→ Given information:

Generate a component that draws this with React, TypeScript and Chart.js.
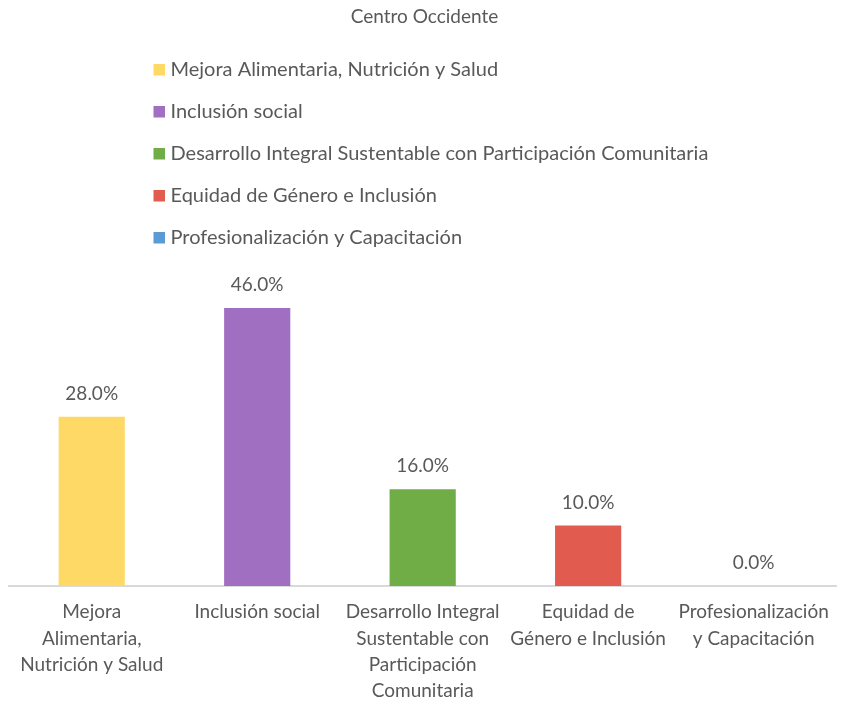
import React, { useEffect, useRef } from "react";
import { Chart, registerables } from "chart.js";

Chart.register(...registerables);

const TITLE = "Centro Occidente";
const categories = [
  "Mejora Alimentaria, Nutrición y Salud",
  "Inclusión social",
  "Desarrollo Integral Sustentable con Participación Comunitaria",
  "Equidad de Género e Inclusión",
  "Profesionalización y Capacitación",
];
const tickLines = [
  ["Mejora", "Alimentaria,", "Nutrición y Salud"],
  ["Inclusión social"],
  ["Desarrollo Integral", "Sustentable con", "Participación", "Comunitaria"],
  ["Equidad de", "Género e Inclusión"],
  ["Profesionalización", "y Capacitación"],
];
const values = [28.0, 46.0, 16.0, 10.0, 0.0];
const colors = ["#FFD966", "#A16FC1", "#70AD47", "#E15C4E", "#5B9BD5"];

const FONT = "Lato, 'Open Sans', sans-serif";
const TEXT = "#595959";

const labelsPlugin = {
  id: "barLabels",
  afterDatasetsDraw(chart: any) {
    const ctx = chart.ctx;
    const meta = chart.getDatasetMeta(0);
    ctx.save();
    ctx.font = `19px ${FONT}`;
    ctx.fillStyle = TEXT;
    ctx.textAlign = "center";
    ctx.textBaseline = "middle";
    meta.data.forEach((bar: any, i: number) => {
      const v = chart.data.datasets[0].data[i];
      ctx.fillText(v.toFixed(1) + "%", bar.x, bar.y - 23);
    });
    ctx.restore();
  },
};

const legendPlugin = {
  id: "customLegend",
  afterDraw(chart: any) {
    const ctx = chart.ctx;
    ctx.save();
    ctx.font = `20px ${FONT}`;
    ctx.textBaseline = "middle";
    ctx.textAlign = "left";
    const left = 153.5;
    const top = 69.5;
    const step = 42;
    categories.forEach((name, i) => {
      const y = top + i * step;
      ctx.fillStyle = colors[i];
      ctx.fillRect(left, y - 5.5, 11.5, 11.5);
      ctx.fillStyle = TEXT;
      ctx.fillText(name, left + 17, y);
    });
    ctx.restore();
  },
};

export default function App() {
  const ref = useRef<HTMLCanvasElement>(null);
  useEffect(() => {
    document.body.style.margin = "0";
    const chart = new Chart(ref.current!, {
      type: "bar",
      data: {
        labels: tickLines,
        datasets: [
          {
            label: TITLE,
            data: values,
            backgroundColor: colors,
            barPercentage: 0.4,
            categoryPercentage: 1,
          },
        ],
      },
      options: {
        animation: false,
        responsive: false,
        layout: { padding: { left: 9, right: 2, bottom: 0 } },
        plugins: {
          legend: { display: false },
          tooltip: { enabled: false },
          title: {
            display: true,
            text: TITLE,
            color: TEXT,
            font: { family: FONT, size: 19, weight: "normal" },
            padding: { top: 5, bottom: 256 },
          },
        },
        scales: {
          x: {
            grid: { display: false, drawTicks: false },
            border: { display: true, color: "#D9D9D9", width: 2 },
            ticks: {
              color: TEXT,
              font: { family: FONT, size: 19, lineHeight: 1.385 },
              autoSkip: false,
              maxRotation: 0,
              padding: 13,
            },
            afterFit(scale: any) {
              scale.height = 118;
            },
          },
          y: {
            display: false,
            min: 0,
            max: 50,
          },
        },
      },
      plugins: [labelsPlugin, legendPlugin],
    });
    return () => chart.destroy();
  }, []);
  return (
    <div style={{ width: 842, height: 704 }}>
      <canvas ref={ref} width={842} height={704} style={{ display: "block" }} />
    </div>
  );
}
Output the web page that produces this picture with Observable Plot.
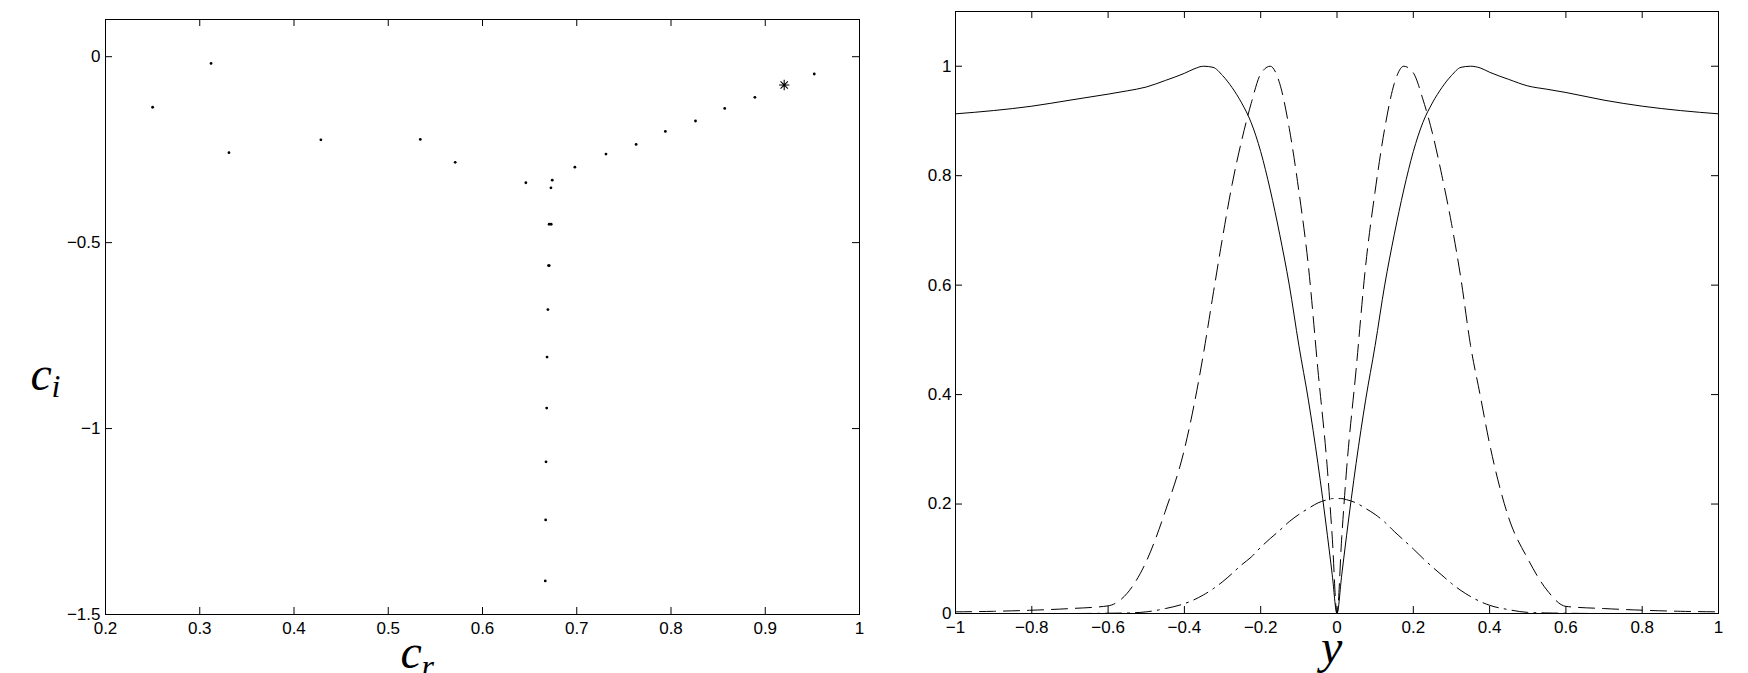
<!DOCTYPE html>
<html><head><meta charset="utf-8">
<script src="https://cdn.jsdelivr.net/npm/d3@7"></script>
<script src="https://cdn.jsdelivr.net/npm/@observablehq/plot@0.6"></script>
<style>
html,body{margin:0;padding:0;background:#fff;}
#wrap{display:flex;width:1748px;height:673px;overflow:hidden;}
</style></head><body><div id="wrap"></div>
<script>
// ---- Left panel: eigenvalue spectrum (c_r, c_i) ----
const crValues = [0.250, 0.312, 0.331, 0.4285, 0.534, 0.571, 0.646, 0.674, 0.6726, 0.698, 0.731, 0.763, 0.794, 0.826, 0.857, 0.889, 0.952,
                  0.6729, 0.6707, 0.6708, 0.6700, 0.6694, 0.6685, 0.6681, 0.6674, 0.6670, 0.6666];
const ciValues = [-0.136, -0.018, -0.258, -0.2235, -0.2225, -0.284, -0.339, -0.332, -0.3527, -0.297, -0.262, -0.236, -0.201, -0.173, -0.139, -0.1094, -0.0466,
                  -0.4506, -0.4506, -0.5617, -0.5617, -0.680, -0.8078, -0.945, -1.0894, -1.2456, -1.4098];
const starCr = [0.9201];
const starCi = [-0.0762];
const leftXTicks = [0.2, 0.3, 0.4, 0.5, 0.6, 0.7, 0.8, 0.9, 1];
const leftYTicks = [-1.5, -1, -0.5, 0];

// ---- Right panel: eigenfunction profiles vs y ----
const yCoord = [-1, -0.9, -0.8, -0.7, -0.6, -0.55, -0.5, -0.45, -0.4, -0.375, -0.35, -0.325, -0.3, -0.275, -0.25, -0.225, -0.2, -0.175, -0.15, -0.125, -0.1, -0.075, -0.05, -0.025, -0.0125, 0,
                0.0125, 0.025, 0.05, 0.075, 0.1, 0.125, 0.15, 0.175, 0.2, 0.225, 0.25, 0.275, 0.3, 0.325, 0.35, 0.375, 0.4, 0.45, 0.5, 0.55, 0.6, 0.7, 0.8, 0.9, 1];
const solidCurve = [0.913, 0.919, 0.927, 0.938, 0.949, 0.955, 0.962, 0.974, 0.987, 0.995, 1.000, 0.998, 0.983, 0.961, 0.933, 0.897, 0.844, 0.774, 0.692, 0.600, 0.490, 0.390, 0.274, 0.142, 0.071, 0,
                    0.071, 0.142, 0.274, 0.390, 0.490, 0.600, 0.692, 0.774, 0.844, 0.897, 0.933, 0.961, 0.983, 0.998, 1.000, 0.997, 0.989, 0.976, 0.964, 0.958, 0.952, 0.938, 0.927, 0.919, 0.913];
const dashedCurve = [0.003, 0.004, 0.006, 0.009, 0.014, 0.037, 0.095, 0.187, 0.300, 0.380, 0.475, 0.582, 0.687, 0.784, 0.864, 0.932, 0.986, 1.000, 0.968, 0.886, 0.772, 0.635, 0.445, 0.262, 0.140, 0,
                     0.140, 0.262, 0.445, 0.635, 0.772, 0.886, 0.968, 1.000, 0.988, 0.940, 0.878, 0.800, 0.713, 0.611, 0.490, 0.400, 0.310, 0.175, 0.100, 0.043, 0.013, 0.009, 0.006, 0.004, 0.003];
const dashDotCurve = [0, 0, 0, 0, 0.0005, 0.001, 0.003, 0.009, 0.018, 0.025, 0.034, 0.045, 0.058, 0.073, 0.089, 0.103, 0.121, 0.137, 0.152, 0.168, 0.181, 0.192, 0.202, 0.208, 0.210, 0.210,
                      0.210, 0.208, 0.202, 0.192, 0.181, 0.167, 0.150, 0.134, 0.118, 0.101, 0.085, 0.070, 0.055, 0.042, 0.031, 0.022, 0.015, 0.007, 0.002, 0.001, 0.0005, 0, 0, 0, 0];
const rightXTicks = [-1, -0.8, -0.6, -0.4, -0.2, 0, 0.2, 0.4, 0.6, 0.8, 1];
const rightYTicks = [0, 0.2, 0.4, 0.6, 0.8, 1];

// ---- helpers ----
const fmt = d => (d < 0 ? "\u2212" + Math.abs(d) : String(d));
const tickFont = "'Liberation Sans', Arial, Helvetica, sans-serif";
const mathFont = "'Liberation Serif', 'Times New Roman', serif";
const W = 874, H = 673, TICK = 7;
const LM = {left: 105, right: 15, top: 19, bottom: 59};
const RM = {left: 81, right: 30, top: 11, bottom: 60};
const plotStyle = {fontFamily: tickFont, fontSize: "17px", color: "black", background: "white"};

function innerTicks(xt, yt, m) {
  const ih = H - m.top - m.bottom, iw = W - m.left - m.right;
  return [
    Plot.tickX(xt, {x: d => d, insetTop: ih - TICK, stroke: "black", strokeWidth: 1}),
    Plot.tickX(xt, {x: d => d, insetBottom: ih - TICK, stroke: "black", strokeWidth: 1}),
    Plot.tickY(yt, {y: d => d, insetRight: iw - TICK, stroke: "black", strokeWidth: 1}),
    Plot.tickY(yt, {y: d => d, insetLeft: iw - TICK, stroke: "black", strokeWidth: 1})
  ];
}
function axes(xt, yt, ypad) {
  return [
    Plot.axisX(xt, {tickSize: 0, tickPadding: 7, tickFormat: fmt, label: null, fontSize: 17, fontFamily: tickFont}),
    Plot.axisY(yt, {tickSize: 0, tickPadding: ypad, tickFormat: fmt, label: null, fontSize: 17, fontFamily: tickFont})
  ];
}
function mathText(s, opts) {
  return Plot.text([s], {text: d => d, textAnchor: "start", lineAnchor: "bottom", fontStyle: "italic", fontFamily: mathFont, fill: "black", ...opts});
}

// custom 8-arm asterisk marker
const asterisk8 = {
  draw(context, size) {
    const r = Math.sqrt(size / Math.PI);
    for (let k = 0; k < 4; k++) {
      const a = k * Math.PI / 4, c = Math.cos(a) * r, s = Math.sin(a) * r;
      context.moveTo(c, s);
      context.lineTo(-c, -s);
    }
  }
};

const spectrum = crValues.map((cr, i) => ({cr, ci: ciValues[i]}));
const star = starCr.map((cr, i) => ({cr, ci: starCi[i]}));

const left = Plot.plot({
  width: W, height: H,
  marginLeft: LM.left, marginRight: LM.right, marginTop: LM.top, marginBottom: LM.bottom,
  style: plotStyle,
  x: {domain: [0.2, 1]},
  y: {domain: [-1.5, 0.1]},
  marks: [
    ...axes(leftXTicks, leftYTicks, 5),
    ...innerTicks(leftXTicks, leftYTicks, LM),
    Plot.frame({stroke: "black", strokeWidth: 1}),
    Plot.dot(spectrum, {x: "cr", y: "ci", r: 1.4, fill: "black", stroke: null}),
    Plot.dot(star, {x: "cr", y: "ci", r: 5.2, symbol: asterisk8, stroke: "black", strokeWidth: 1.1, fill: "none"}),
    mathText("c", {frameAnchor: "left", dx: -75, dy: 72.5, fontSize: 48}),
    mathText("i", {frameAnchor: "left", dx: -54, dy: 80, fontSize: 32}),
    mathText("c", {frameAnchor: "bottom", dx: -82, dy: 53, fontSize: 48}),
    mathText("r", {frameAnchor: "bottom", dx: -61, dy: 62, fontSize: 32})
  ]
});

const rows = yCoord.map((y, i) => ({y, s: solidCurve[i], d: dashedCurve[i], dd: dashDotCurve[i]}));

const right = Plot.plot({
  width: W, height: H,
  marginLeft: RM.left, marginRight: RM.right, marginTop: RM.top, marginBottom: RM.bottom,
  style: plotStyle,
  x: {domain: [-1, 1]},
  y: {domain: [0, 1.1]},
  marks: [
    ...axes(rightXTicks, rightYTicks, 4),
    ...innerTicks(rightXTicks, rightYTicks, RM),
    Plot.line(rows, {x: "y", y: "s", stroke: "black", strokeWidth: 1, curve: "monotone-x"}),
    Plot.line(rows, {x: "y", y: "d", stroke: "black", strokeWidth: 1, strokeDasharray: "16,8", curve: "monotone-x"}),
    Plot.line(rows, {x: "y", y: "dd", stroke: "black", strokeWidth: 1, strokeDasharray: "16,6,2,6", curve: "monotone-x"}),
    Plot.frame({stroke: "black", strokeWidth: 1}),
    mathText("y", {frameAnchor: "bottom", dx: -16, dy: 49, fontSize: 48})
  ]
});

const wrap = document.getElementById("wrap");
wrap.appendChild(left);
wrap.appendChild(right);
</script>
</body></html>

→ Written task:
Omit all pictures, then copy the lines between the ones holding "Output the web" and "const leftYTicks = [-1.5, -1, -0.5, 0];", inclusive.

→ Solution:
Output the web page that produces this picture with Observable Plot.
<!DOCTYPE html>
<html><head><meta charset="utf-8">
<script src="https://cdn.jsdelivr.net/npm/d3@7"></script>
<script src="https://cdn.jsdelivr.net/npm/@observablehq/plot@0.6"></script>
<style>
html,body{margin:0;padding:0;background:#fff;}
#wrap{display:flex;width:1748px;height:673px;overflow:hidden;}
</style></head><body><div id="wrap"></div>
<script>
// ---- Left panel: eigenvalue spectrum (c_r, c_i) ----
const crValues = [0.250, 0.312, 0.331, 0.4285, 0.534, 0.571, 0.646, 0.674, 0.6726, 0.698, 0.731, 0.763, 0.794, 0.826, 0.857, 0.889, 0.952,
                  0.6729, 0.6707, 0.6708, 0.6700, 0.6694, 0.6685, 0.6681, 0.6674, 0.6670, 0.6666];
const ciValues = [-0.136, -0.018, -0.258, -0.2235, -0.2225, -0.284, -0.339, -0.332, -0.3527, -0.297, -0.262, -0.236, -0.201, -0.173, -0.139, -0.1094, -0.0466,
                  -0.4506, -0.4506, -0.5617, -0.5617, -0.680, -0.8078, -0.945, -1.0894, -1.2456, -1.4098];
const starCr = [0.9201];
const starCi = [-0.0762];
const leftXTicks = [0.2, 0.3, 0.4, 0.5, 0.6, 0.7, 0.8, 0.9, 1];
const leftYTicks = [-1.5, -1, -0.5, 0];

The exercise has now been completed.